Seth Rogen plays Dale Denton, a perpetually-stoned Process Server dating Angie (Amber Heard), a high-school senior. Angie is pressing for Dale to meet her parents, but Dale is unsurprisingly commitment-phobic, more interested in dreaming of being a talk radio host and trying not to spend too much time with his pot dealer Saul (James Franco). One night while waiting to serve papers, Dale sees his target Ted Jones (Gary Cole) and female police officer Carol (Rosie Perez) execute a man in front of a picture window. Panicked, Dale runs to the only person he can think of who might be able to help: Saul.
Ted and Carol think that Denton and Saul are working for a rival Asian gang, and so send a couple of thugs (Craig Robinson and Kevin Corrigan) to track them down. The film plays out in a series of hilarious and unexpected scenes, including a nature walk with Dale and Saul and some truly ingenious dialogue between the two thugs chasing them down. In a film about mostly despicable characters, just about everyone is actually very likeable. This is no doubt due to Green’s loose direction, allowing for a lot of great character moments for which a standard action comedy wouldn’t have time.
The fact that the cast is fantastic across the board also helps. Rogen and Franco have great comic chemistry together, reunited on-screen for the first time since Freaks and Geeks. Craig Robinson and Kevin Corrigan are both great as longtime coworkers who seem to be getting tired of each other rather than falling into a comfortable routine, and Gary Cole is amazing but (as usual) doesn’t get nearly enough screen time. Danny R. McBride deserves special mention as Red, Saul’s drug supplier and the link between him and Jones. Hell, even Rosie Perez is watchable in this film!
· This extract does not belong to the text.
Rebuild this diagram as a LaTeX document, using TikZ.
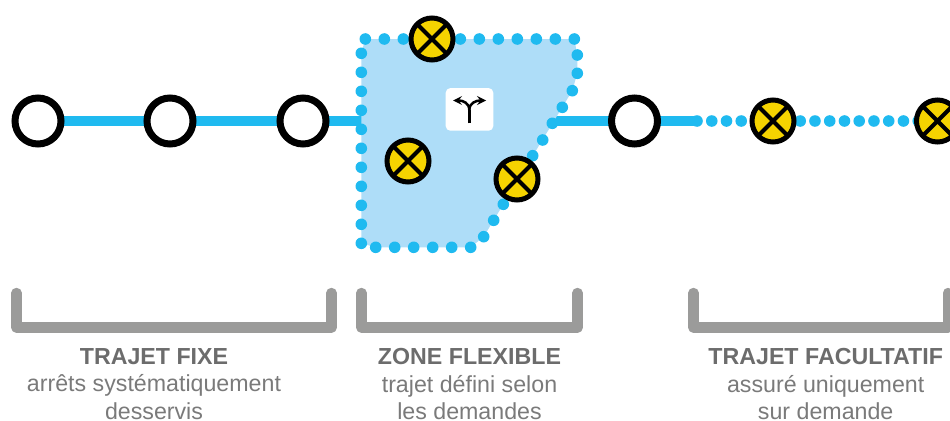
\documentclass[tikz,border=0pt]{standalone}
\usepackage{fontspec}
\setmainfont{Liberation Sans}
\usetikzlibrary{backgrounds}
\definecolor{routeblue}{RGB}{31,186,240}
\definecolor{zoneblue}{RGB}{174,221,248}
\definecolor{stopyellow}{RGB}{245,211,0}
\definecolor{bracketgrey}{RGB}{155,155,154}
\definecolor{headgrey}{RGB}{108,108,108}
\definecolor{textgrey}{RGB}{122,122,122}
\tikzset{
  plainstop/.style={circle,draw=black,fill=white,line width=5.25pt,minimum size=34.5pt,inner sep=0pt,outer sep=0pt},
  flexstop/.style={circle,draw=black,fill=stopyellow,line width=3.75pt,minimum size=31.5pt,inner sep=0pt,outer sep=0pt,
    path picture={\draw[black,line width=3pt] (path picture bounding box.south west) -- (path picture bounding box.north east) (path picture bounding box.north west) -- (path picture bounding box.south east);}},
  route/.style={routeblue,line width=7.5pt,line cap=round},
  dotroute/.style={routeblue,line width=8.7pt,line cap=round,dash pattern=on 0pt off 11.06pt},
  bracket/.style={bracketgrey,line width=7.8pt,line cap=round,line join=round},
  caption/.style={anchor=north,align=center,inner sep=0.75pt,text=textgrey,font=\fontsize{17.4}{20.7}\selectfont},
  turnbox/.style={fill=white,rounded corners=3.5pt,minimum width=35.7pt,minimum height=32pt,inner sep=0pt},
  turnarrow/.style={black,line width=1.9pt,-stealth}
}
\newcommand{\caphead}[1]{{\bfseries\color{headgrey}#1}}
\begin{document}
\begin{tikzpicture}[x=0.75pt,y=0.75pt,yscale=-1,xscale=1]
\useasboundingbox (0,0) rectangle (950,421);

% Stops
\node [plainstop] (stopA) at (38,121) {};
\node [plainstop] (stopB) at (170,121) {};
\node [plainstop] (stopC) at (303,121) {};
\node [plainstop] (stopD) at (634.5,121) {};
\node [flexstop] (stopE) at (773,121) {};
\node [flexstop] (stopF) at (937.5,121) {};
\node [flexstop] (zoneA) at (432,39) {};
\node [flexstop] (zoneB) at (408,161) {};
\node [flexstop] (zoneC) at (517,179) {};
\coordinate (zoneW) at (361,121);
\coordinate (zoneE) at (555,121);
\coordinate (routeEnd) at (697,121);

\begin{pgfonlayer}{background}
% Routes
\draw [route] (stopA.center) -- (stopB.center);
\draw [route] (stopB.center) -- (stopC.center);
\draw [route] (stopC.center) -- (zoneW);
\draw [route] (zoneE) -- (stopD.center);
\draw [route] (stopD.center) -- (routeEnd);
\draw [dotroute] (routeEnd) -- (stopE.center);
\draw [dotroute,dash phase=1.69pt] (stopE.center) -- (stopF.center);
%Shape: Zone
\fill [zoneblue] (365.3,39) -- (574.3,39) -- (577.3,55) -- (577.3,73.3) -- (572.3,90.7) -- (483.7,236.7) -- (470.7,247.3) -- (375.7,247.3) -- (361.3,243.3) -- (361.3,53.3) -- cycle;
\foreach \dotx in {365.3,384.3,...,574.5} \fill [routeblue] (\dotx,39) circle (5.8);
\foreach \doty in {53.3,72.3,...,243.5} \fill [routeblue] (361.3,\doty) circle (5.8);
\foreach \dotx in {375.7,394.7,...,470.9} \fill [routeblue] (\dotx,247.3) circle (5.8);
\foreach \dotx/\doty in {577.3/55,577.3/73.3,572.3/90.7,562.3/107.3,552.3/123.3,542.7/140,532.7/155.7,522.7/171.7,513/188.3,503.3/204.3,493.7/220.3,483.7/236.7} \fill [routeblue] (\dotx,\doty) circle (5.8);
\end{pgfonlayer}

% Icon
\node [turnbox] (turn) at (469.5,109.4) {};
\draw [black,line width=1.9pt] (469.3,123.3) -- (469.3,110);
\draw [turnarrow] (469.3,110) .. controls (469.3,103) and (463,100.5) .. (453,100.5);
\draw [turnarrow] (469.3,110) .. controls (469.3,103) and (476,100.5) .. (486,100.5);

%Shape: Brackets
\draw [bracket] (16.5,293) -- (16.5,327.5) -- (331.5,327.5) -- (331.5,293);
\draw [bracket] (361.5,293) -- (361.5,327.5) -- (577.5,327.5) -- (577.5,293);
\draw [bracket] (693.5,293) -- (693.5,327.5) -- (948,327.5) -- (948,293);

% Text Node
\node [caption] (capFixe) at (154,347) {\caphead{TRAJET FIXE}\\arrêts systématiquement\\desservis};
% Text Node
\node [caption] (capZone) at (469.5,347) {\caphead{ZONE FLEXIBLE}\\trajet défini selon\\les demandes};
% Text Node
\node [caption] (capFacul) at (825.7,347) {\caphead{TRAJET FACULTATIF}\\assuré uniquement\\sur demande};
\end{tikzpicture}
\end{document}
The action scenes follow the dialogue scenes: generally, these are not characters who are used to dealing with car chases and guns, and they mostly act like it. They’re clumsy and awkward, and they often tend to hurt themselves more than anyone else. The violence is mostly kept at action-comedy remove, except for a few bits where some graphic effects are played for slapstick. For the most part, though, the violence is about on par with the ’80s buddy comedies the film is clearly emulating and paying tribute. A few scenes end with freeze-frames and wipes that are perfectly complemented by the ’70s-inspired electronics in the score by Grame Revell.
And so, even though Pineapple Express might seem like a strange proposal on paper, the finished product is one of the best major-studio films of the year. God only knows what Apatow and company might come up with next, but if they’re willing to gamble to come up with something this great, I know I’ll be looking forward to it.
Jason Coffman is a freelance writer and film critic in Chicago.